Switzerland’s government is considering forcing cantons to keep teaching a second national language in primary schools. The Federal Council said on September 19th that it would draft a law to that effect, though the rule would bite only if the 2004 compromise on language teaching were abandoned.

Some German-speaking cantons have moved French from the primary curriculum to secondary school. That, the government frets, jeopardises both the hard-won harmonisation of school standards and national cohesion. The interior ministry has been tasked with preparing draft legislation that balances cantonal autonomy in education with the need to protect Switzerland’s linguistic diversity.
Two options are being drawn up. One would write the current “HarmoS” solution into law, which obliges pupils to learn two foreign languages at primary level: a national language and English. The other would be looser, requiring only that a second national language be taught by the end of lower secondary school, giving cantons more leeway.
The effort is a hedge against the possible collapse of HarmoS, the school-harmonisation concordat agreed in 2009. If cantons stick with the national languages strategy devised in 2004—or adapt it without downgrading national languages—no federal intervention will be needed.

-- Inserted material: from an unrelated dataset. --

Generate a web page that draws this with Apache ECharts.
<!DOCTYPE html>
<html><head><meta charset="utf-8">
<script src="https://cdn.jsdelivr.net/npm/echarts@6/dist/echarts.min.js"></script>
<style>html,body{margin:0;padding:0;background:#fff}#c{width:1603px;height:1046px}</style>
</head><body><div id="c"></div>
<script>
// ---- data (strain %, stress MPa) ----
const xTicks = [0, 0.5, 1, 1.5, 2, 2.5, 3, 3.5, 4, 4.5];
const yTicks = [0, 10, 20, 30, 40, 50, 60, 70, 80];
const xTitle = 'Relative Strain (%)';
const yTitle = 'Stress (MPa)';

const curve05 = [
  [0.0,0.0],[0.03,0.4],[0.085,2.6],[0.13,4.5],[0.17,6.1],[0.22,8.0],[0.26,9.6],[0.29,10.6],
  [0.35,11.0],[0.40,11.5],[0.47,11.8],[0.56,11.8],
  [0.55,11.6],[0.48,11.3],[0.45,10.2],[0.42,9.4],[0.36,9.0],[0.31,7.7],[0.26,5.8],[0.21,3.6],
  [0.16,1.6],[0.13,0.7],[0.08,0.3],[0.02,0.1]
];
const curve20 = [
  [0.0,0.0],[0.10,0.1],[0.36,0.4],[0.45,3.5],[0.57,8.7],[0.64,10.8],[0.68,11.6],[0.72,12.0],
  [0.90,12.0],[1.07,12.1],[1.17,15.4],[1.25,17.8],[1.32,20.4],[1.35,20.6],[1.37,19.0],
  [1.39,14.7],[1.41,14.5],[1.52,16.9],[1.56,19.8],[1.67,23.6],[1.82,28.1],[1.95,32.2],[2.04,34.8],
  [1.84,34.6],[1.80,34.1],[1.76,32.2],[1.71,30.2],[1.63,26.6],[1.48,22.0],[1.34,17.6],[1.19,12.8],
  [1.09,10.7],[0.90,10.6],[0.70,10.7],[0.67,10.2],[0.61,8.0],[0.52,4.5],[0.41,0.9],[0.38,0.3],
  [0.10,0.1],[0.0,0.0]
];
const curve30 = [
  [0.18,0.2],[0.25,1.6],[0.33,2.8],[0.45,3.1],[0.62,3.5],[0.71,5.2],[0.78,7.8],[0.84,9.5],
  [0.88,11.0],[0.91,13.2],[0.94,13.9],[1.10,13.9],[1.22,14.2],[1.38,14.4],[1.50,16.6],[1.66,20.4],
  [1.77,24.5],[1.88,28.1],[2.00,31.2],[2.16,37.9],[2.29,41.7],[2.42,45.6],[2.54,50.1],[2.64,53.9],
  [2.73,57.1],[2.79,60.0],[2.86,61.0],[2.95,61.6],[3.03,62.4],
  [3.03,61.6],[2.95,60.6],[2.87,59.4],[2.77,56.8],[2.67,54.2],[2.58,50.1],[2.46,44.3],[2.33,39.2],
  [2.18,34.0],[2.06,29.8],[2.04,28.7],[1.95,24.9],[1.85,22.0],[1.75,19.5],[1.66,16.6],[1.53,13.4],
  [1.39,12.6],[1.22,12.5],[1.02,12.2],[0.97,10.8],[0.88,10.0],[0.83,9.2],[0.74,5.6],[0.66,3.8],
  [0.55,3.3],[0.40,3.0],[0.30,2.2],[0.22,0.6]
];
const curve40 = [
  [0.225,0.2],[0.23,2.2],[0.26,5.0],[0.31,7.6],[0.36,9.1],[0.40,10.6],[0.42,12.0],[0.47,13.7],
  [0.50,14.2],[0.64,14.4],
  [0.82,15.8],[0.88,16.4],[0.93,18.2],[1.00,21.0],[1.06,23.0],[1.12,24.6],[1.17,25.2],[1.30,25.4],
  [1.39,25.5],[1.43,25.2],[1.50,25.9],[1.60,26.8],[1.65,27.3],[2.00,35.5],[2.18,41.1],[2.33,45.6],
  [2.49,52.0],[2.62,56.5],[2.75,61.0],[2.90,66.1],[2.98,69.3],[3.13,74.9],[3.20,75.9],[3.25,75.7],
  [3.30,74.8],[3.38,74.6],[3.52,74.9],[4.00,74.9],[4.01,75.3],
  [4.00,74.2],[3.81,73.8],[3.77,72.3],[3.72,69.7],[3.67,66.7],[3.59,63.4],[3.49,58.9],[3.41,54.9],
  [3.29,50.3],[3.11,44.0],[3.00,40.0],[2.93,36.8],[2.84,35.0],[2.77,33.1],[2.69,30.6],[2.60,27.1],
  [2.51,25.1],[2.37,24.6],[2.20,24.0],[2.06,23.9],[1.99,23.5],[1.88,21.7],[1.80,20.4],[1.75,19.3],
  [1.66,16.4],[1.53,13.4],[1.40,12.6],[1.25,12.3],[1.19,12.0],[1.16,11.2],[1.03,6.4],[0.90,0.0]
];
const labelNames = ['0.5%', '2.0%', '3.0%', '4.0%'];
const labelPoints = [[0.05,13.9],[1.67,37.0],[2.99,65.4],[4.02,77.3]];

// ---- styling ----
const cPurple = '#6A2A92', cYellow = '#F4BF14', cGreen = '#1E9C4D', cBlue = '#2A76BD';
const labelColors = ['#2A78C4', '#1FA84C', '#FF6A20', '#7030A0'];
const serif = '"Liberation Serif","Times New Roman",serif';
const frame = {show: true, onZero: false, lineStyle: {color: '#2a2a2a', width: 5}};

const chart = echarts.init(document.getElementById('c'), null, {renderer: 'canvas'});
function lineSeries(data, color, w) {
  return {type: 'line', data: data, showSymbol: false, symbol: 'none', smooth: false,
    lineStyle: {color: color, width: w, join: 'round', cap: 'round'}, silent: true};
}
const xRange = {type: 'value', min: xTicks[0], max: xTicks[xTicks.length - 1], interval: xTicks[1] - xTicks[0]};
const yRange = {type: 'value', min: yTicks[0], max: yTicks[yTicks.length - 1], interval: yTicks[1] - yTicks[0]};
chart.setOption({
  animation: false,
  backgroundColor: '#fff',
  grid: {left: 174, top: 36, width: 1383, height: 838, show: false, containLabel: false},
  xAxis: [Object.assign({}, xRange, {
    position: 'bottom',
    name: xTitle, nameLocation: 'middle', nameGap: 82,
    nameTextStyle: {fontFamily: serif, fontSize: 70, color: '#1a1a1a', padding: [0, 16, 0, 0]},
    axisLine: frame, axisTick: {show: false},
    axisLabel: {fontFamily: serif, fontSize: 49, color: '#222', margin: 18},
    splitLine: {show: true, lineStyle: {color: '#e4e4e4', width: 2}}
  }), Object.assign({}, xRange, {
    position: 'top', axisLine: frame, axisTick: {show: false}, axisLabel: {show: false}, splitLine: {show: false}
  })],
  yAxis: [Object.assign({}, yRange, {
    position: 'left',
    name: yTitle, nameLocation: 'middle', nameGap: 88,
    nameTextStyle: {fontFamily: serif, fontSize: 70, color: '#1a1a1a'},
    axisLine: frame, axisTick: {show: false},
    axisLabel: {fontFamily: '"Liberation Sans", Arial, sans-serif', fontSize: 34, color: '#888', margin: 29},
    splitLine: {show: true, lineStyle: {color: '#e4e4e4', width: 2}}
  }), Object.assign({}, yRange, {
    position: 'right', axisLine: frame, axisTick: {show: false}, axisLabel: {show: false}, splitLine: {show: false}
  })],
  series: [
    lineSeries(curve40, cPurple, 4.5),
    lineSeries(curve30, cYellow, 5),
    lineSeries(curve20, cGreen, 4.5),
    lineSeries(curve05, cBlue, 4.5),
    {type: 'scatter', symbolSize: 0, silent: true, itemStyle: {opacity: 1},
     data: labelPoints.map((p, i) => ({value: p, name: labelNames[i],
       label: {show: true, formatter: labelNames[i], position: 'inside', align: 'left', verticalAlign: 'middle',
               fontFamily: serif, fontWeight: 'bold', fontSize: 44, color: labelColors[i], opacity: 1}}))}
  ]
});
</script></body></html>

Yet momentum is shifting. Appenzell Ausserrhoden dropped French from the primary curriculum in March. Zurich followed suit in September, with St Gallen announcing a similar move on Wednesday. Other cantons, including Basel-Landschaft, Thurgau and Schwyz, are debating similar moves. Even in bilingual Bern, the centrist Greens have floated a motion inspired by Zurich’s. The battle over Frühfranzösisch (early French) is only beginning.